Pamela had wide, deep-blue eyes, pink flushed cheeks and auburn hair streaked with a patch of white. Some saw her as “a red headed bouncing little thing regarded as a joke by her contemporaries,” but beneath the plumpness and a forced air of jollity was an adamantine desire to escape her dull, provincial life in Dorset.
Winston embraced her immediately. Pamela was soon an essential part of the Churchill family, especially once Winston became prime minister and they moved to Downing Street. She had an uncanny instinct for sensing what people needed, and then giving it to them almost before they had realized themselves. She was a source of support for an embattled Winston, and a much-needed confidante for his wife, the lonely Clementine. In October 1940 she gave birth to a boy, named, inevitably, Winston.
The only problem was her husband. Randolph was charming, clever, generous and funny. Most of the time. He was also rude, arrogant and incapable of understanding why marriage should stop him sleeping with other women. All of these qualities were exacerbated when he drank, which he did uncontrollably.
Bills and arguments mounted up. When Randolph behaved appallingly, or ran up debts he couldn’t cover, it was to his parents that Pamela ran for help. They, increasingly, took her side, which was another source of friction in an already fraught web of relationships.
It was after Randolph finally got his posting abroad that the problems really began. In January, 1941 his Commando unit set sail for Egypt. Before their ship had even docked on the other side of the Atlantic he’d lost more at the gaming table than he could possibly pay back. Once Pamela had fixed the financial disaster her wayward husband had forced upon her, she deftly, single-mindedly, began to fashion a new, independent life for herself. Before the end of spring she had started sleeping with Harriman.
Randolph was incandescent when he discovered his wife’s infidelity. This was largely because he was convinced that his father had at the very least tolerated, and at worst actually encouraged, an affair that was being conducted beneath his nose.

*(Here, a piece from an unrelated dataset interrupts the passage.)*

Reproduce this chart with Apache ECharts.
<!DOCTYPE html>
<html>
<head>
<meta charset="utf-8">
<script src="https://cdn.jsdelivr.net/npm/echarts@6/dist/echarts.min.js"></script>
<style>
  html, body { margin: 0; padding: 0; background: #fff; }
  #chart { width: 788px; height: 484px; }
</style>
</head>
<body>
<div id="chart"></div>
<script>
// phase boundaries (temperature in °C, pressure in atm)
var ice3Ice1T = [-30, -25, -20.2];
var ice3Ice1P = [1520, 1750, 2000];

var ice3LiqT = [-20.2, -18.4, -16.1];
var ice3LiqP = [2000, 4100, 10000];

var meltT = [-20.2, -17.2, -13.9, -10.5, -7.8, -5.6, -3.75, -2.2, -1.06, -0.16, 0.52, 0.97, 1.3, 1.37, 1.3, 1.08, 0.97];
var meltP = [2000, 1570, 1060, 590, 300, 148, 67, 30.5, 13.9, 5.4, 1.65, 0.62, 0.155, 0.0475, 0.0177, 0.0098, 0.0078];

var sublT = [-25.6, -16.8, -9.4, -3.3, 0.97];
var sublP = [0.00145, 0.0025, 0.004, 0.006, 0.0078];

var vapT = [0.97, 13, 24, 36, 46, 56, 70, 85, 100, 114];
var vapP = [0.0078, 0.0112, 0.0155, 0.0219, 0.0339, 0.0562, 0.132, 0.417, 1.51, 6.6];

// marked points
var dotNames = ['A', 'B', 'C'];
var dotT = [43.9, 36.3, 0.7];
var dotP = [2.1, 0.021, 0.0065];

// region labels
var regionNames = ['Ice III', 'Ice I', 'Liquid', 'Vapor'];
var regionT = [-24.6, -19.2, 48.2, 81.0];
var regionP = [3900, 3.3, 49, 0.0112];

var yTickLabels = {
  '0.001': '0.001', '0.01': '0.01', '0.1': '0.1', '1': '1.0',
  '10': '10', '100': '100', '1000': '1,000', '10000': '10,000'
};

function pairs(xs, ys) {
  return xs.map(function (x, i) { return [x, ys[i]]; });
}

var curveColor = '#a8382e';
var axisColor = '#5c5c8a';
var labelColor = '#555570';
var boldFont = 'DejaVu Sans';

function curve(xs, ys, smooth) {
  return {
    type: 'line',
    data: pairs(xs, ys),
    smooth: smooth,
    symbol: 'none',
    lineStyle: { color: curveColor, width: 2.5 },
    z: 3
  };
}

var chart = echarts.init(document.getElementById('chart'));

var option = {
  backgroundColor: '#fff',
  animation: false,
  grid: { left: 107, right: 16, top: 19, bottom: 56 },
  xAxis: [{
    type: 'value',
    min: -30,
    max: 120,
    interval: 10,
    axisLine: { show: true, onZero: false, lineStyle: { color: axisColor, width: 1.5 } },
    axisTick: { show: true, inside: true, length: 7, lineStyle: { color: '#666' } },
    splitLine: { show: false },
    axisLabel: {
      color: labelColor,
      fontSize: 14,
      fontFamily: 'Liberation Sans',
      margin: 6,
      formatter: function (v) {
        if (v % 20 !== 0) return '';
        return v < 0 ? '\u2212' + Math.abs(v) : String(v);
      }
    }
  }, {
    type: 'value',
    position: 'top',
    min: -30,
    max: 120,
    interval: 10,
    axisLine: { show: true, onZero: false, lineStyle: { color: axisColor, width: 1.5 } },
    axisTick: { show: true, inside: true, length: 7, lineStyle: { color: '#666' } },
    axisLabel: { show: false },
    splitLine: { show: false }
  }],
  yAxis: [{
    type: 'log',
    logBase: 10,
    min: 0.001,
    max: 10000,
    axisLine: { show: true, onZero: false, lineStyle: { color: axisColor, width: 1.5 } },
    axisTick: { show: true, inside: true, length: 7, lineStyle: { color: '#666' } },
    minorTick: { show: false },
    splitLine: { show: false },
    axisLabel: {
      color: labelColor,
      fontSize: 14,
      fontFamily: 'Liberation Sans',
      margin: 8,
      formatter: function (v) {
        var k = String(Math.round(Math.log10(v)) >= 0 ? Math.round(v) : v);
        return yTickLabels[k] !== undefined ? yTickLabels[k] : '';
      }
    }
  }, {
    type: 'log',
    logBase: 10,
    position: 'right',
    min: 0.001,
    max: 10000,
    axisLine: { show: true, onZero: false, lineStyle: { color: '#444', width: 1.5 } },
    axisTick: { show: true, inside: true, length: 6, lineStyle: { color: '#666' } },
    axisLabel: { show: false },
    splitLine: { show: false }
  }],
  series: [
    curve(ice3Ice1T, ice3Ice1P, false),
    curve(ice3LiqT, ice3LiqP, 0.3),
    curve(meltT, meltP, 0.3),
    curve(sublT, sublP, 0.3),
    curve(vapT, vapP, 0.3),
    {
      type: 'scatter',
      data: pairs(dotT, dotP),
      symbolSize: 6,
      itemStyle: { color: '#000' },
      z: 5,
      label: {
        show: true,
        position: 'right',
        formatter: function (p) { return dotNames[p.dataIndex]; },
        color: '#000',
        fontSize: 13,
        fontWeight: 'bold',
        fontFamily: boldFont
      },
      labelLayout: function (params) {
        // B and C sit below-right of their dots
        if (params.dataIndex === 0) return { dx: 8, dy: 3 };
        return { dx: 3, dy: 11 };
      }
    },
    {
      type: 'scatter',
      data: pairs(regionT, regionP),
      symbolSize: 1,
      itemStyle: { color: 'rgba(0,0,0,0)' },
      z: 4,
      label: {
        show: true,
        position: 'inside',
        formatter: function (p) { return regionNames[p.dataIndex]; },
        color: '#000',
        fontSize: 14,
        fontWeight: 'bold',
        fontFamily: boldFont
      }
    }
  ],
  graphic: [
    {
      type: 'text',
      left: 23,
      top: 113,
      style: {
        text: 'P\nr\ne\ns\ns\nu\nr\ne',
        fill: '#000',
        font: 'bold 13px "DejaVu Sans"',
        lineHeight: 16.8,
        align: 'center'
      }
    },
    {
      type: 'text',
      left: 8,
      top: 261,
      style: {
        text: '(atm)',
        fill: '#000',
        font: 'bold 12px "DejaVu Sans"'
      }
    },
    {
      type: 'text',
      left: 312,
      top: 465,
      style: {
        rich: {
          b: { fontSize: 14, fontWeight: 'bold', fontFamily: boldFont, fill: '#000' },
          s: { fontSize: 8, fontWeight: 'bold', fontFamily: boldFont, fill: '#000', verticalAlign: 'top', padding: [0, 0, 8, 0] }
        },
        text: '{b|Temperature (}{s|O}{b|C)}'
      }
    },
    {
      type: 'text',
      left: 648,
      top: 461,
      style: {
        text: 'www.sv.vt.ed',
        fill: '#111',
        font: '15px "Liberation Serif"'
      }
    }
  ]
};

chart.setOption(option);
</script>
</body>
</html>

After all, the situation presented a clear political advantage to Winston. And so although Pamela did not create the tensions that run between father and son – they had a long history of their own – her actions brought matters to a head.

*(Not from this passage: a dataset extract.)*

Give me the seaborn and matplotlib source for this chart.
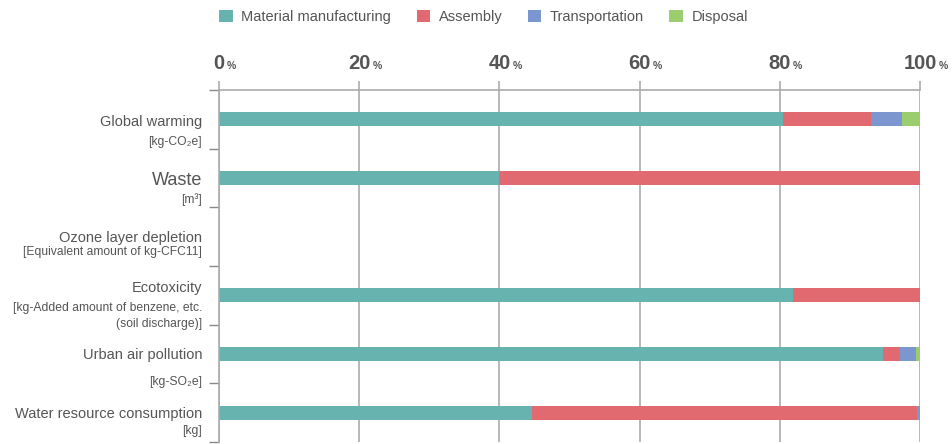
import numpy as np
import pandas as pd
import matplotlib
matplotlib.use('Agg')
import matplotlib.pyplot as plt
import seaborn as sns
from matplotlib.patches import Patch

categories = ['Global warming', 'Waste', 'Ozone layer depletion', 'Ecotoxicity',
              'Urban air pollution', 'Water resource consumption']
units = ['[kg-CO\u2082e]', '[m\u00b3]', '[Equivalent amount of kg-CFC11]',
         '[kg-Added amount of benzene, etc.\n(soil discharge)]', '[kg-SO\u2082e]', '[kg]']
stages = ['Material manufacturing', 'Assembly', 'Transportation', 'Disposal']
material = [80.4, 40.0, 0.0, 81.9, 94.7, 44.6]
assembly = [12.6, 60.0, 0.0, 18.1, 2.4, 55.0]
transport = [4.5, 0.0, 0.0, 0.0, 2.3, 0.4]
disposal = [2.5, 0.0, 0.0, 0.0, 0.6, 0.0]
ticks = [0, 20, 40, 60, 80, 100]

colors = ['#67b3b0', '#e06a6f', '#7c97d0', '#9bcd6f']
text_col = '#555555'
grid_col = '#ababab'

sns.set_theme(style='white')
plt.rcParams['font.family'] = ['Liberation Sans', 'DejaVu Sans']

df = pd.DataFrame({'category': categories, 'Material manufacturing': material,
                   'Assembly': assembly, 'Transportation': transport, 'Disposal': disposal})
cum = df[stages].cumsum(axis=1)
cum['category'] = df['category']

fig = plt.figure(figsize=(9.52, 4.44), dpi=100)
ax = fig.add_axes([219 / 952, 2 / 444, 701 / 952, 352 / 444])

# stacked bars: draw cumulative totals from the back
for stage, c in reversed(list(zip(stages, colors))):
    sns.barplot(data=cum, x=stage, y='category', orient='h', color=c,
                width=0.24, ax=ax, saturation=1, linewidth=0)

ax.set_xlim(0, 100)
ax.set_ylim(5.5, -0.5)
ax.set_xlabel('')
ax.set_ylabel('')

# x axis on top, numbers drawn as text with a small %
ax.xaxis.tick_top()
ax.set_xticks(ticks)
ax.set_xticklabels([])
ax.tick_params(axis='x', which='both', direction='out', length=6.5, width=1.2,
               color=grid_col, top=True, bottom=False)
ax.grid(axis='x', color=grid_col, linewidth=1.2)
ax.set_axisbelow(True)
for t in ticks:
    s = str(t)
    ax.annotate(s, xy=(t, 1), xycoords=ax.get_xaxis_transform(), xytext=(0, 15),
                textcoords='offset points', ha='center', va='baseline',
                fontsize=14.5, fontweight='bold', color=text_col)
    ax.annotate('%', xy=(t, 1), xycoords=ax.get_xaxis_transform(),
                xytext=(len(s) * 4.1 + 1.2, 15), textcoords='offset points',
                ha='left', va='baseline', fontsize=7.5, fontweight='bold', color=text_col)

# y axis: ticks between categories, labels as text
ax.set_yticks(np.arange(-0.5, 6, 1))
ax.set_yticklabels([])
ax.tick_params(axis='y', direction='out', length=7, width=1.0, color='#888888', left=True)

for sp in ['right', 'bottom']:
    ax.spines[sp].set_visible(False)
for sp in ['left', 'top']:
    ax.spines[sp].set_visible(True)
    ax.spines[sp].set_color(grid_col)
    ax.spines[sp].set_linewidth(1.2)

main_dy = [0.04, 0.04, 0.03, -0.12, 0.01, 0.02]
unit_dy = [0.38, 0.36, 0.26, 0.35, 0.47, 0.31]
main_size = [10.5, 13, 10.5, 10.5, 10.5, 10.5]
tr = ax.get_yaxis_transform()
for i, (name, unit) in enumerate(zip(categories, units)):
    ax.text(-0.024, i + main_dy[i], name, transform=tr, ha='right', va='center',
            fontsize=main_size[i], color=text_col)
    ax.text(-0.024, i + unit_dy[i], unit, transform=tr, ha='right', va='center',
            fontsize=8.7, color=text_col, multialignment='right', linespacing=1.5)

handles = [Patch(facecolor=c, edgecolor='none', label=s) for s, c in zip(stages, colors)]
fig.legend(handles=handles, loc='center', bbox_to_anchor=(0.508, 0.962), ncol=4,
           frameon=False, fontsize=10.5, handlelength=0.9, handleheight=0.9,
           handletextpad=0.6, columnspacing=1.75, labelcolor=text_col)

fig.savefig('out.png', dpi=100)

Winston and Randolph’s bond had always had an almost romantic intensity. Winston was obsessed with his son, claiming that he would not be able to continue leading the country if anything were to happen to him; Randolph was devoted to his father. They had spent the last decade living in each other’s pockets: drinking, plotting, gambling, talking and quarrelling. But this closeness masked some profound difficulties.
Throughout his life Randolph had struggled to find a way of marrying the outsized expectations Winston had thrust onto his shoulders with the need to provide his father with the asphyxiating loyalty he demanded. Every time Randolph tried to fashion an opportunity for himself, or attempted to assert an independent position, he found himself accused of sabotage. He had been Winston’s most passionate defender during his time in the wilderness, an unfailing source of affection and reassurance. And yet when Winston formed his government in 1940, there was no place for Randolph. All of this had lain under the surface for years, now it erupted.
Volatile, unable to control their emotions, the two men launched into rows that frightened anybody who witnessed them. Winston became so angry that Clementine feared he would have a heart attack; Randolph stormed out of rooms in tears, swearing that he would never see his father again.
Although a fragile peace was restored, it could not last. Randolph was unable to reconcile the deep animal love he bore for his father with what he regarded as Winston’s treachery. Nor could he understand why his parents continued to show Pamela such open affection. Winston reacted violently to his son’s reproaches. Wrapped up in his own consuming sense of destiny, and unable to ever read what was going in anybody else’s heart, he did not see that he had done anything wrong. As Pamela moved serenely from one affair to the next, father and son fought, again and again, opening deeper and deeper wounds.
Randolph and Pamela’s divorce was confirmed in 1945. Randolph could survive this, but the damage to his relationship with Winston was irreparable. They would never recapture the intimacy they had enjoyed before the war. Randolph had married Pamela to make his father happy, and yet he only succeeded in alienating the man he loved more than anybody else on the planet.